◆ TASK DESCRIPTION
Skip all pictures, then print the remaining material exactly.

◆ PROVIDED DATA
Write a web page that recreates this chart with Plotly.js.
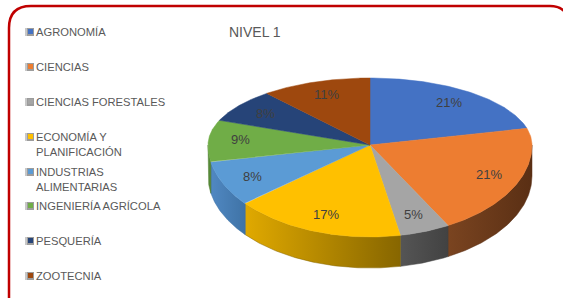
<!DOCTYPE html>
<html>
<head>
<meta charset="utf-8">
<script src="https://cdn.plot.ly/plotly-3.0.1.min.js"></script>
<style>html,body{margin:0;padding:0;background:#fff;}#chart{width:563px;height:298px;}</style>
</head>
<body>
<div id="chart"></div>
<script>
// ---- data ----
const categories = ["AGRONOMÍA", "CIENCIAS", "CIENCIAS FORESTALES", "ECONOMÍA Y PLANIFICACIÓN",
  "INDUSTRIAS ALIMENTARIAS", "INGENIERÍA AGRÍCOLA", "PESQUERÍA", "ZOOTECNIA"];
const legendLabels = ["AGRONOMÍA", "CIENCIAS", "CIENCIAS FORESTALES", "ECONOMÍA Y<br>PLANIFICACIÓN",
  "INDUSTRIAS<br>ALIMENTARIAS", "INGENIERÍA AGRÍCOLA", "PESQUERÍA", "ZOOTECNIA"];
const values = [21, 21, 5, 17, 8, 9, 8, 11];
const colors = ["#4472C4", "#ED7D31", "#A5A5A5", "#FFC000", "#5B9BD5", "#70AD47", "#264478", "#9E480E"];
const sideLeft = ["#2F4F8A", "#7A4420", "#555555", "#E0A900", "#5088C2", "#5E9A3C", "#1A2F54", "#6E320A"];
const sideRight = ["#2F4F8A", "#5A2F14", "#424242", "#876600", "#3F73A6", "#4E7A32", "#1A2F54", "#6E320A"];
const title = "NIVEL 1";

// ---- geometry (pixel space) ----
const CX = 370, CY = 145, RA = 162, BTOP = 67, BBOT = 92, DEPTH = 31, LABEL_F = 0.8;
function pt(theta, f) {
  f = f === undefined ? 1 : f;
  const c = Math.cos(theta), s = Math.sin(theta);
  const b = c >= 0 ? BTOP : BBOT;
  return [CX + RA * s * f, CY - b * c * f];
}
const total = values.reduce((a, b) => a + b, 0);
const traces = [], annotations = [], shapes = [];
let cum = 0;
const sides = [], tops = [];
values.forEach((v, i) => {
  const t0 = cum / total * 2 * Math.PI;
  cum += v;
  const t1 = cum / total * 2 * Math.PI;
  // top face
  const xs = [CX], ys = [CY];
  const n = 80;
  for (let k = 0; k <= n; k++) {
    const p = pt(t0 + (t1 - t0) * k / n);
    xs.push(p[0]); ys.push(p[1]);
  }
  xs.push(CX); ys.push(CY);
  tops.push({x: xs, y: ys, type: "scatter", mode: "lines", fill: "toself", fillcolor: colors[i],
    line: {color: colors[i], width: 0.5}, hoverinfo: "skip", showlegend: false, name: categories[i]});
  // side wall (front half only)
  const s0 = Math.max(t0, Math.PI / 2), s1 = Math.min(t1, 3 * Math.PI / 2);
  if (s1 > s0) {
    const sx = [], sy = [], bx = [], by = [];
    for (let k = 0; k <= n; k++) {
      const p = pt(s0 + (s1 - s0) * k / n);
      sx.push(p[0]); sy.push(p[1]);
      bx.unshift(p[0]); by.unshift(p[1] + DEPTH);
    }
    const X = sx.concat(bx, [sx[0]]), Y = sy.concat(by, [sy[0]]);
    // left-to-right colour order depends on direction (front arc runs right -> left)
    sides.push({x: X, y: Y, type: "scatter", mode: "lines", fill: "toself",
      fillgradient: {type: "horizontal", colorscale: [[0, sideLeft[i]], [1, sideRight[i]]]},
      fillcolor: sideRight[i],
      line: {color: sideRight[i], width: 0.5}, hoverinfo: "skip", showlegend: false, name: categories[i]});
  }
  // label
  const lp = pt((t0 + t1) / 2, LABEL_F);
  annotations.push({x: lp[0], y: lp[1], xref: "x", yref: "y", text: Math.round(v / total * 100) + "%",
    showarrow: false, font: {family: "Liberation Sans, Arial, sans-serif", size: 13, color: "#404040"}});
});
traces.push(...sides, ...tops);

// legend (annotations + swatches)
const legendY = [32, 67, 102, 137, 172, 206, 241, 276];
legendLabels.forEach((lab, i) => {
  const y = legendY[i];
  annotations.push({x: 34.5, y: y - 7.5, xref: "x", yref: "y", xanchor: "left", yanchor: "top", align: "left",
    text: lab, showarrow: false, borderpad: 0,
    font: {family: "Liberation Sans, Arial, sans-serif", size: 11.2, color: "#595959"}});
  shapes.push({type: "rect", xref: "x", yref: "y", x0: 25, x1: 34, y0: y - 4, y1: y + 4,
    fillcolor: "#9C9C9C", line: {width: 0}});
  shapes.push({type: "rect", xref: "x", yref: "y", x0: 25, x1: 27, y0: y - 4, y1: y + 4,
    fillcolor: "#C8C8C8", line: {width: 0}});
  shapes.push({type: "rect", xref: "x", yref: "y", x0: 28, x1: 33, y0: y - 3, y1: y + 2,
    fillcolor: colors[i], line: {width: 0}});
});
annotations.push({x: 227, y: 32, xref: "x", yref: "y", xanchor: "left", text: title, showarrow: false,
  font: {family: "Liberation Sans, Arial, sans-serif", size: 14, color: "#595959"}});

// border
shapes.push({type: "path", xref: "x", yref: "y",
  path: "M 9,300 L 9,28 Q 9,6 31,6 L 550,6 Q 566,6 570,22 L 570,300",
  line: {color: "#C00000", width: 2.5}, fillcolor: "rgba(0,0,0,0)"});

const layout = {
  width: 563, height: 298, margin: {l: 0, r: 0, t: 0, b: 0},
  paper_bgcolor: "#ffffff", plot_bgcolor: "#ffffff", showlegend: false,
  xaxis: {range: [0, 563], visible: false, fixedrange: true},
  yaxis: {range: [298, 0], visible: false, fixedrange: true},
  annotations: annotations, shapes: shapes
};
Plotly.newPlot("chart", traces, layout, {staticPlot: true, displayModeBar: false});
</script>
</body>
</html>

◆ FINAL ANSWER
Write a web page that recreates this chart with Plotly.js.
<!DOCTYPE html>
<html>
<head>
<meta charset="utf-8">
<script src="https://cdn.plot.ly/plotly-3.0.1.min.js"></script>
<style>html,body{margin:0;padding:0;background:#fff;}#chart{width:563px;height:298px;}</style>
</head>
<body>
<div id="chart"></div>
<script>
// ---- data ----
const categories = ["AGRONOMÍA", "CIENCIAS", "CIENCIAS FORESTALES", "ECONOMÍA Y PLANIFICACIÓN",
  "INDUSTRIAS ALIMENTARIAS", "INGENIERÍA AGRÍCOLA", "PESQUERÍA", "ZOOTECNIA"];
const legendLabels = ["AGRONOMÍA", "CIENCIAS", "CIENCIAS FORESTALES", "ECONOMÍA Y<br>PLANIFICACIÓN",
  "INDUSTRIAS<br>ALIMENTARIAS", "INGENIERÍA AGRÍCOLA", "PESQUERÍA", "ZOOTECNIA"];
const values = [21, 21, 5, 17, 8, 9, 8, 11];
const colors = ["#4472C4", "#ED7D31", "#A5A5A5", "#FFC000", "#5B9BD5", "#70AD47", "#264478", "#9E480E"];
const sideLeft = ["#2F4F8A", "#7A4420", "#555555", "#E0A900", "#5088C2", "#5E9A3C", "#1A2F54", "#6E320A"];
const sideRight = ["#2F4F8A", "#5A2F14", "#424242", "#876600", "#3F73A6", "#4E7A32", "#1A2F54", "#6E320A"];
const title = "NIVEL 1";

// ---- geometry (pixel space) ----
const CX = 370, CY = 145, RA = 162, BTOP = 67, BBOT = 92, DEPTH = 31, LABEL_F = 0.8;
function pt(theta, f) {
  f = f === undefined ? 1 : f;
  const c = Math.cos(theta), s = Math.sin(theta);
  const b = c >= 0 ? BTOP : BBOT;
  return [CX + RA * s * f, CY - b * c * f];
}
const total = values.reduce((a, b) => a + b, 0);
const traces = [], annotations = [], shapes = [];
let cum = 0;
const sides = [], tops = [];
values.forEach((v, i) => {
  const t0 = cum / total * 2 * Math.PI;
  cum += v;
  const t1 = cum / total * 2 * Math.PI;
  // top face
  const xs = [CX], ys = [CY];
  const n = 80;
  for (let k = 0; k <= n; k++) {
    const p = pt(t0 + (t1 - t0) * k / n);
    xs.push(p[0]); ys.push(p[1]);
  }
  xs.push(CX); ys.push(CY);
  tops.push({x: xs, y: ys, type: "scatter", mode: "lines", fill: "toself", fillcolor: colors[i],
    line: {color: colors[i], width: 0.5}, hoverinfo: "skip", showlegend: false, name: categories[i]});
  // side wall (front half only)
  const s0 = Math.max(t0, Math.PI / 2), s1 = Math.min(t1, 3 * Math.PI / 2);
  if (s1 > s0) {
    const sx = [], sy = [], bx = [], by = [];
    for (let k = 0; k <= n; k++) {
      const p = pt(s0 + (s1 - s0) * k / n);
      sx.push(p[0]); sy.push(p[1]);
      bx.unshift(p[0]); by.unshift(p[1] + DEPTH);
    }
    const X = sx.concat(bx, [sx[0]]), Y = sy.concat(by, [sy[0]]);
    // left-to-right colour order depends on direction (front arc runs right -> left)
    sides.push({x: X, y: Y, type: "scatter", mode: "lines", fill: "toself",
      fillgradient: {type: "horizontal", colorscale: [[0, sideLeft[i]], [1, sideRight[i]]]},
      fillcolor: sideRight[i],
      line: {color: sideRight[i], width: 0.5}, hoverinfo: "skip", showlegend: false, name: categories[i]});
  }
  // label
  const lp = pt((t0 + t1) / 2, LABEL_F);
  annotations.push({x: lp[0], y: lp[1], xref: "x", yref: "y", text: Math.round(v / total * 100) + "%",
    showarrow: false, font: {family: "Liberation Sans, Arial, sans-serif", size: 13, color: "#404040"}});
});
traces.push(...sides, ...tops);

// legend (annotations + swatches)
const legendY = [32, 67, 102, 137, 172, 206, 241, 276];
legendLabels.forEach((lab, i) => {
  const y = legendY[i];
  annotations.push({x: 34.5, y: y - 7.5, xref: "x", yref: "y", xanchor: "left", yanchor: "top", align: "left",
    text: lab, showarrow: false, borderpad: 0,
    font: {family: "Liberation Sans, Arial, sans-serif", size: 11.2, color: "#595959"}});
  shapes.push({type: "rect", xref: "x", yref: "y", x0: 25, x1: 34, y0: y - 4, y1: y + 4,
    fillcolor: "#9C9C9C", line: {width: 0}});
  shapes.push({type: "rect", xref: "x", yref: "y", x0: 25, x1: 27, y0: y - 4, y1: y + 4,
    fillcolor: "#C8C8C8", line: {width: 0}});
  shapes.push({type: "rect", xref: "x", yref: "y", x0: 28, x1: 33, y0: y - 3, y1: y + 2,
    fillcolor: colors[i], line: {width: 0}});
});
annotations.push({x: 227, y: 32, xref: "x", yref: "y", xanchor: "left", text: title, showarrow: false,
  font: {family: "Liberation Sans, Arial, sans-serif", size: 14, color: "#595959"}});

// border
shapes.push({type: "path", xref: "x", yref: "y",
  path: "M 9,300 L 9,28 Q 9,6 31,6 L 550,6 Q 566,6 570,22 L 570,300",
  line: {color: "#C00000", width: 2.5}, fillcolor: "rgba(0,0,0,0)"});

const layout = {
  width: 563, height: 298, margin: {l: 0, r: 0, t: 0, b: 0},
  paper_bgcolor: "#ffffff", plot_bgcolor: "#ffffff", showlegend: false,
  xaxis: {range: [0, 563], visible: false, fixedrange: true},
  yaxis: {range: [298, 0], visible: false, fixedrange: true},
  annotations: annotations, shapes: shapes
};
Plotly.newPlot("chart", traces, layout, {staticPlot: true, displayModeBar: false});
</script>
</body>
</html>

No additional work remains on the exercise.